◆ **What the task asks**: Exact reproduction of the data is required, with images excluded.

◆ **Data lines**:
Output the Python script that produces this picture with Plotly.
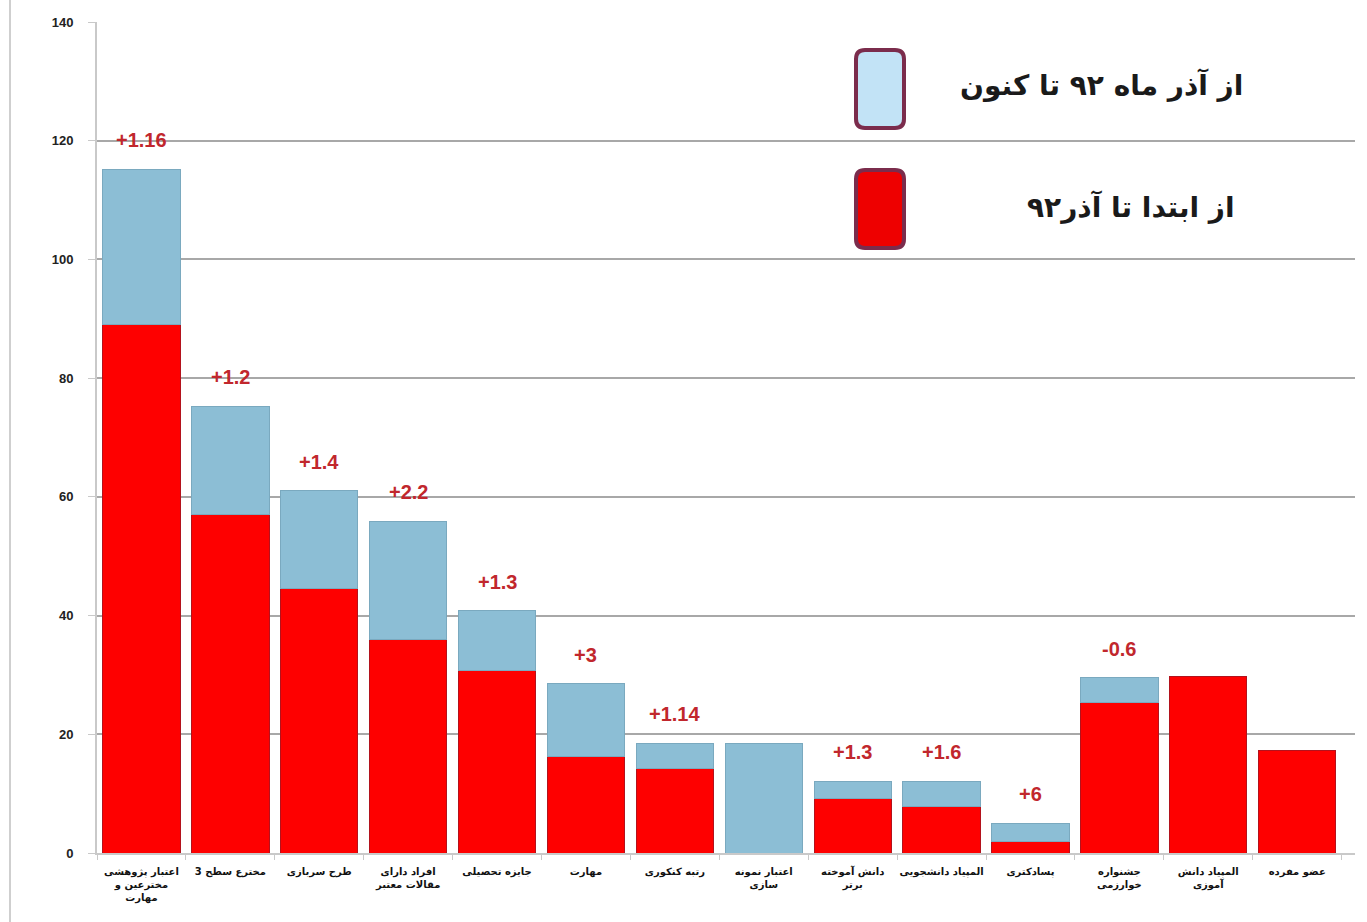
import plotly.graph_objects as go

# ---------------- data ----------------
categories = [
    "اعتبار پژوهشی<br>مخترعین و<br>مهارت",
    "مخترع سطح 3",
    "طرح سربازی",
    "افراد دارای<br>مقالات معتبر",
    "جایزه تحصیلی",
    "مهارت",
    "رتبه کنکوری",
    "اعتبار نمونه<br>سازی",
    "دانش آموخته<br>برتر",
    "المپیاد دانشجویی",
    "پسادکتری",
    "جشنواره<br>خوارزمی",
    "المپیاد دانش<br>آموزی",
    "عضو مفرده",
]
until_azar92 = [89.1, 57.1, 44.6, 35.9, 30.7, 16.2, 14.3, 0, 9.1, 7.9, 2.0, 25.4, 29.8, 17.2]
since_azar92 = [26.1, 18.2, 16.4, 20.0, 10.1, 12.3, 4.2, 18.5, 3.0, 4.2, 3.0, 4.1, 0, 0]
change_labels = ["+1.16", "+1.2", "+1.4", "+2.2", "+1.3", "+3", "+1.14", "", "+1.3", "+1.6", "+6", "-0.6", "", ""]
y_ticks = [0, 20, 40, 60, 80, 100, 120, 140]
series_names = ["از ابتدا تا آذر۹۲", "از آذر ماه ۹۲ تا کنون"]

# ---------------- styles ----------------
RED = "#fe0000"
BLUE = "#8cbed5"
LABEL_RED = "#c1272d"
GRID = "#a8a8a8"
AXIS = "#c9c9c9"
BOX_BORDER = "#7b2c4c"

W, H = 1367, 922
ML, MR, MT, MB = 97, 12, 22, 69
PW, PH = W - ML - MR, H - MT - MB


def px_x(px):
    return (px - ML) / PW


def px_y(py):
    return (H - MB - py) / PH


def nz(values):
    # zero-height segments are not drawn at all
    return [v if v else None for v in values]


fig = go.Figure()
fig.add_trace(go.Bar(
    x=categories, y=nz(until_azar92), name=series_names[0],
    marker=dict(color=RED, line=dict(color="#b3121c", width=1)),
    showlegend=False,
))
fig.add_trace(go.Bar(
    x=categories, y=nz(since_azar92), name=series_names[1],
    marker=dict(color=BLUE, line=dict(color="#7aa9bf", width=1)),
    showlegend=False,
))

totals = [a + b for a, b in zip(until_azar92, since_azar92)]
for cat, tot, lab in zip(categories, totals, change_labels):
    if not lab:
        continue
    fig.add_annotation(
        x=cat, y=tot, text=lab, showarrow=False,
        yanchor="bottom", yshift=16,
        font=dict(family="Liberation Sans", size=20, color=LABEL_RED, weight="bold"),
    )


def rounded_rect(x0, y0, x1, y1, r_px=9):
    rx = r_px / PW
    ry = r_px / PH
    return (f"M {x0+rx},{y0} L {x1-rx},{y0} Q {x1},{y0} {x1},{y0+ry} "
            f"L {x1},{y1-ry} Q {x1},{y1} {x1-rx},{y1} L {x0+rx},{y1} "
            f"Q {x0},{y1} {x0},{y1-ry} L {x0},{y0+ry} Q {x0},{y0} {x0+rx},{y0} Z")


# custom legend (box on the left, Persian text on the right)
legend_items = [
    (series_names[1], "#c2e3f6", 50, 128, 1245, 85),
    (series_names[0], "#ee0000", 170, 248, 1237, 207),
]
for name, fill, top, bot, text_right, text_y in legend_items:
    fig.add_shape(
        type="path", xref="paper", yref="paper",
        path=rounded_rect(px_x(856), px_y(bot), px_x(904), px_y(top)),
        fillcolor=fill, line=dict(color=BOX_BORDER, width=4), layer="above",
    )
    fig.add_annotation(
        x=px_x(text_right), y=px_y(text_y), xref="paper", yref="paper",
        xanchor="right", yanchor="middle", showarrow=False, text=name,
        font=dict(family="DejaVu Sans", size=28, color="#1a1a1a", weight="bold"),
    )

# left border line of the picture
fig.add_shape(
    type="line", xref="paper", yref="paper",
    x0=px_x(10), x1=px_x(10), y0=px_y(0), y1=px_y(922),
    line=dict(color="#cfcfcf", width=2),
)

fig.update_layout(
    width=W, height=H,
    margin=dict(l=ML, r=MR, t=MT, b=MB),
    barmode="stack", bargap=0.13,
    plot_bgcolor="white", paper_bgcolor="white",
    showlegend=False,
)
fig.update_xaxes(
    range=[-0.5, 13.65], showgrid=False,
    showline=True, linecolor=AXIS, linewidth=2,
    ticks="outside", tickson="boundaries", ticklen=5, tickcolor=AXIS,
    tickangle=0, ticklabelstandoff=8,
    tickfont=dict(family="DejaVu Sans", size=10, color="#111", weight="bold"),
)
fig.update_yaxes(
    range=[0, 140], tickvals=y_ticks,
    showgrid=True, gridcolor=GRID, gridwidth=2,
    showline=True, linecolor=AXIS, linewidth=2,
    ticks="outside", ticklen=7, tickcolor=AXIS,
    ticklabelstandoff=12, zeroline=False,
    tickfont=dict(family="Liberation Sans", size=13, color="#222", weight="bold"),
)

fig.write_html(
    "out.html",
    config={"displayModeBar": False},
    post_script="document.body.style.margin='0';",
)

◆ **Final answer**:
Output the Python script that produces this picture with Plotly.
import plotly.graph_objects as go

# ---------------- data ----------------
categories = [
    "اعتبار پژوهشی<br>مخترعین و<br>مهارت",
    "مخترع سطح 3",
    "طرح سربازی",
    "افراد دارای<br>مقالات معتبر",
    "جایزه تحصیلی",
    "مهارت",
    "رتبه کنکوری",
    "اعتبار نمونه<br>سازی",
    "دانش آموخته<br>برتر",
    "المپیاد دانشجویی",
    "پسادکتری",
    "جشنواره<br>خوارزمی",
    "المپیاد دانش<br>آموزی",
    "عضو مفرده",
]
until_azar92 = [89.1, 57.1, 44.6, 35.9, 30.7, 16.2, 14.3, 0, 9.1, 7.9, 2.0, 25.4, 29.8, 17.2]
since_azar92 = [26.1, 18.2, 16.4, 20.0, 10.1, 12.3, 4.2, 18.5, 3.0, 4.2, 3.0, 4.1, 0, 0]
change_labels = ["+1.16", "+1.2", "+1.4", "+2.2", "+1.3", "+3", "+1.14", "", "+1.3", "+1.6", "+6", "-0.6", "", ""]
y_ticks = [0, 20, 40, 60, 80, 100, 120, 140]
series_names = ["از ابتدا تا آذر۹۲", "از آذر ماه ۹۲ تا کنون"]

# ---------------- styles ----------------
RED = "#fe0000"
BLUE = "#8cbed5"
LABEL_RED = "#c1272d"
GRID = "#a8a8a8"
AXIS = "#c9c9c9"
BOX_BORDER = "#7b2c4c"

W, H = 1367, 922
ML, MR, MT, MB = 97, 12, 22, 69
PW, PH = W - ML - MR, H - MT - MB


def px_x(px):
    return (px - ML) / PW


def px_y(py):
    return (H - MB - py) / PH


def nz(values):
    # zero-height segments are not drawn at all
    return [v if v else None for v in values]


fig = go.Figure()
fig.add_trace(go.Bar(
    x=categories, y=nz(until_azar92), name=series_names[0],
    marker=dict(color=RED, line=dict(color="#b3121c", width=1)),
    showlegend=False,
))
fig.add_trace(go.Bar(
    x=categories, y=nz(since_azar92), name=series_names[1],
    marker=dict(color=BLUE, line=dict(color="#7aa9bf", width=1)),
    showlegend=False,
))

totals = [a + b for a, b in zip(until_azar92, since_azar92)]
for cat, tot, lab in zip(categories, totals, change_labels):
    if not lab:
        continue
    fig.add_annotation(
        x=cat, y=tot, text=lab, showarrow=False,
        yanchor="bottom", yshift=16,
        font=dict(family="Liberation Sans", size=20, color=LABEL_RED, weight="bold"),
    )


def rounded_rect(x0, y0, x1, y1, r_px=9):
    rx = r_px / PW
    ry = r_px / PH
    return (f"M {x0+rx},{y0} L {x1-rx},{y0} Q {x1},{y0} {x1},{y0+ry} "
            f"L {x1},{y1-ry} Q {x1},{y1} {x1-rx},{y1} L {x0+rx},{y1} "
            f"Q {x0},{y1} {x0},{y1-ry} L {x0},{y0+ry} Q {x0},{y0} {x0+rx},{y0} Z")


# custom legend (box on the left, Persian text on the right)
legend_items = [
    (series_names[1], "#c2e3f6", 50, 128, 1245, 85),
    (series_names[0], "#ee0000", 170, 248, 1237, 207),
]
for name, fill, top, bot, text_right, text_y in legend_items:
    fig.add_shape(
        type="path", xref="paper", yref="paper",
        path=rounded_rect(px_x(856), px_y(bot), px_x(904), px_y(top)),
        fillcolor=fill, line=dict(color=BOX_BORDER, width=4), layer="above",
    )
    fig.add_annotation(
        x=px_x(text_right), y=px_y(text_y), xref="paper", yref="paper",
        xanchor="right", yanchor="middle", showarrow=False, text=name,
        font=dict(family="DejaVu Sans", size=28, color="#1a1a1a", weight="bold"),
    )

# left border line of the picture
fig.add_shape(
    type="line", xref="paper", yref="paper",
    x0=px_x(10), x1=px_x(10), y0=px_y(0), y1=px_y(922),
    line=dict(color="#cfcfcf", width=2),
)

fig.update_layout(
    width=W, height=H,
    margin=dict(l=ML, r=MR, t=MT, b=MB),
    barmode="stack", bargap=0.13,
    plot_bgcolor="white", paper_bgcolor="white",
    showlegend=False,
)
fig.update_xaxes(
    range=[-0.5, 13.65], showgrid=False,
    showline=True, linecolor=AXIS, linewidth=2,
    ticks="outside", tickson="boundaries", ticklen=5, tickcolor=AXIS,
    tickangle=0, ticklabelstandoff=8,
    tickfont=dict(family="DejaVu Sans", size=10, color="#111", weight="bold"),
)
fig.update_yaxes(
    range=[0, 140], tickvals=y_ticks,
    showgrid=True, gridcolor=GRID, gridwidth=2,
    showline=True, linecolor=AXIS, linewidth=2,
    ticks="outside", ticklen=7, tickcolor=AXIS,
    ticklabelstandoff=12, zeroline=False,
    tickfont=dict(family="Liberation Sans", size=13, color="#222", weight="bold"),
)

fig.write_html(
    "out.html",
    config={"displayModeBar": False},
    post_script="document.body.style.margin='0';",
)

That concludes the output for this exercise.